* **Task**
Records follow. Copy every line with "script".

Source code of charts

..............................

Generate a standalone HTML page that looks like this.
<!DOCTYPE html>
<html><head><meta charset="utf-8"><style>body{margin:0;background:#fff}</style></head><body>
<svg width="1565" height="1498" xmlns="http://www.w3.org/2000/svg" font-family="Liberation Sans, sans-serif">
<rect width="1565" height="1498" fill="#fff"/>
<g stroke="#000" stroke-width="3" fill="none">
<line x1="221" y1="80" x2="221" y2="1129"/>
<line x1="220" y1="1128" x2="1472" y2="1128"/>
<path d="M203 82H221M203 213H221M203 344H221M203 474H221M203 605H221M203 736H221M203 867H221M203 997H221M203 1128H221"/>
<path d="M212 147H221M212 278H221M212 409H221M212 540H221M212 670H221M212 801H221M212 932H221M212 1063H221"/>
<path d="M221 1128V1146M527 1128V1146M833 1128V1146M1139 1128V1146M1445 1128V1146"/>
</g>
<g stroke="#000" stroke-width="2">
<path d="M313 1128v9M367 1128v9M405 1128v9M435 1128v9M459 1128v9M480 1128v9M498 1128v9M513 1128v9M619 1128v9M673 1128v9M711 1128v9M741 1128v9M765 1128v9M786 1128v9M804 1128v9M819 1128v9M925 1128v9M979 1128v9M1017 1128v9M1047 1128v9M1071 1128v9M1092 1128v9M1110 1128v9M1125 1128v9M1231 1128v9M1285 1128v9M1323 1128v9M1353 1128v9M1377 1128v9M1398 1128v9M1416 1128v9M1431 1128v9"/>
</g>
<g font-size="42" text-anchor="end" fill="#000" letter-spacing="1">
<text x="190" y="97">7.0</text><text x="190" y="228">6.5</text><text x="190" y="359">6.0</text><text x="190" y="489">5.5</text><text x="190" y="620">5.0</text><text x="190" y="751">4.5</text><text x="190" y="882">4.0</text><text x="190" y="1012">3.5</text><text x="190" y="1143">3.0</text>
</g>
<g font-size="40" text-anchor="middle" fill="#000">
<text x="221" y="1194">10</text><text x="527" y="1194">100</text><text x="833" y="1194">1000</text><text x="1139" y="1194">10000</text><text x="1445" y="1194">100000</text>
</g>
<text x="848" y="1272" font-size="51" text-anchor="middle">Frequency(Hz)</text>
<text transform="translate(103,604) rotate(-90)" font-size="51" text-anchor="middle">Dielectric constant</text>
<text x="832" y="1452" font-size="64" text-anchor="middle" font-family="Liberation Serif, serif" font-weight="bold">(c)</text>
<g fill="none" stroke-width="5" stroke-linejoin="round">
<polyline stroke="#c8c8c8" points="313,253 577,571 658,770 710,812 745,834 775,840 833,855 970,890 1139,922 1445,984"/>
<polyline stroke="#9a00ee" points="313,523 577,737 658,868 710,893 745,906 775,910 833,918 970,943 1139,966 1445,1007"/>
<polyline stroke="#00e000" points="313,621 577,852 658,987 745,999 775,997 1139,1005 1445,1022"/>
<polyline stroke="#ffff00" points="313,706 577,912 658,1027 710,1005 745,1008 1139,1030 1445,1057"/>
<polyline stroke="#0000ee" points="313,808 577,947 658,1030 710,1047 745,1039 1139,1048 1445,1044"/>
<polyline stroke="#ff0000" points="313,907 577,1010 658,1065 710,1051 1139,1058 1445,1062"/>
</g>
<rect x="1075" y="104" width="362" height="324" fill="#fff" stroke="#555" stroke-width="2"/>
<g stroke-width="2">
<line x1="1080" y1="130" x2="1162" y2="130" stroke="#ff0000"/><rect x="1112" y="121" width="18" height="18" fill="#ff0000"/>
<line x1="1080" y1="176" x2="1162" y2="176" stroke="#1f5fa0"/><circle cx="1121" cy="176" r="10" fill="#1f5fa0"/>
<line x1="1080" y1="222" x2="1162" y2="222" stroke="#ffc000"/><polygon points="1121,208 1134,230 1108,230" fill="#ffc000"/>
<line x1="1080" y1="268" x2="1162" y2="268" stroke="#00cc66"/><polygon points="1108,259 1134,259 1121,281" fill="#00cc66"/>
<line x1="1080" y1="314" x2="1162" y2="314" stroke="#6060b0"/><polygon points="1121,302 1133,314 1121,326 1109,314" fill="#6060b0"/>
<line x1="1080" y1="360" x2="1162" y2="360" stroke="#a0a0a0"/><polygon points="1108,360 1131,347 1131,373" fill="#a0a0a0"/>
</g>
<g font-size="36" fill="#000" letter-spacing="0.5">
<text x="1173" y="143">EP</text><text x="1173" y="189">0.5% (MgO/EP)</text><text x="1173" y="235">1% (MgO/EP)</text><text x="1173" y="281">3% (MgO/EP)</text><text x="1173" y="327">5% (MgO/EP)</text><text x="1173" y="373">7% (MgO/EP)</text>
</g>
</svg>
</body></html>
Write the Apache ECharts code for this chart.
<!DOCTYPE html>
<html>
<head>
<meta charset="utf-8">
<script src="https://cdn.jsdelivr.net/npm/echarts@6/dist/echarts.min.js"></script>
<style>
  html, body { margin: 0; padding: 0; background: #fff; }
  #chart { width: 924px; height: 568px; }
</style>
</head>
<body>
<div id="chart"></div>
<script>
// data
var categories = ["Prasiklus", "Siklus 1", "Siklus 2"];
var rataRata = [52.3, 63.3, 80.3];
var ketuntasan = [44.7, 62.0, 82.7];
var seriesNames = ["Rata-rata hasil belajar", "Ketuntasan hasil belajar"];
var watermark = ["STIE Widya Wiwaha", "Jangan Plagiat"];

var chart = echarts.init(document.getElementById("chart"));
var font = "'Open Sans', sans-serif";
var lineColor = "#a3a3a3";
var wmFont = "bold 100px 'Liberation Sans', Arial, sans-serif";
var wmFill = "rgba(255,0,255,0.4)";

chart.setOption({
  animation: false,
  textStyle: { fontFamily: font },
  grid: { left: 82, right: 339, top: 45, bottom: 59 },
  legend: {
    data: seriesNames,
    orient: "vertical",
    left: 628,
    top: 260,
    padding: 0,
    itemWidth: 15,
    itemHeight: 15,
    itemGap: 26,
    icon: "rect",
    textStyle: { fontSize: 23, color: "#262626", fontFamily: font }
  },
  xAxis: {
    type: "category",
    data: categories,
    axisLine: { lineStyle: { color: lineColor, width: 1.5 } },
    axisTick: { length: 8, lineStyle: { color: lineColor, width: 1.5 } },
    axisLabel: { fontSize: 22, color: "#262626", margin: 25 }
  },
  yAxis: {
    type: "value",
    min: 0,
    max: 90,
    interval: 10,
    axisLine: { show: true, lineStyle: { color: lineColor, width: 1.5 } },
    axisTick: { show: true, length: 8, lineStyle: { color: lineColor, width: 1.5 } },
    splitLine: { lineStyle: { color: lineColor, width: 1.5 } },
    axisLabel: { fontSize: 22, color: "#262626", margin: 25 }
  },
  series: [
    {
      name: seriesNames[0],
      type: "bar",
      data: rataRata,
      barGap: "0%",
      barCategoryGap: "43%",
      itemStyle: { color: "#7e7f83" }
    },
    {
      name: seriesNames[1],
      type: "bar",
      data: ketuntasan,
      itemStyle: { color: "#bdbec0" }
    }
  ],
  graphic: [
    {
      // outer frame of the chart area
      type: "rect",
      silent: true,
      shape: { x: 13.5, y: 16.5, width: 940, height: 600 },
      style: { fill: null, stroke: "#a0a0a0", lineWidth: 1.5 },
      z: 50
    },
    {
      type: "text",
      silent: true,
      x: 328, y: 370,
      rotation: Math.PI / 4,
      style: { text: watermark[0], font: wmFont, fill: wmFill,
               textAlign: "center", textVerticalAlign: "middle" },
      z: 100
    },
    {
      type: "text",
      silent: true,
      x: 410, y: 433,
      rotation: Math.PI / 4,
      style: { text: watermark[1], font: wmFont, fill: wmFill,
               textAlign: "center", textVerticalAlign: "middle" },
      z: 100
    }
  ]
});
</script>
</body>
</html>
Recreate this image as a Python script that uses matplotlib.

..............................

* **Output for this exercise**
<script src="https://cdn.jsdelivr.net/npm/echarts@6/dist/echarts.min.js"></script>
<script>
</script>
Recreate this image as a Python script that uses matplotlib.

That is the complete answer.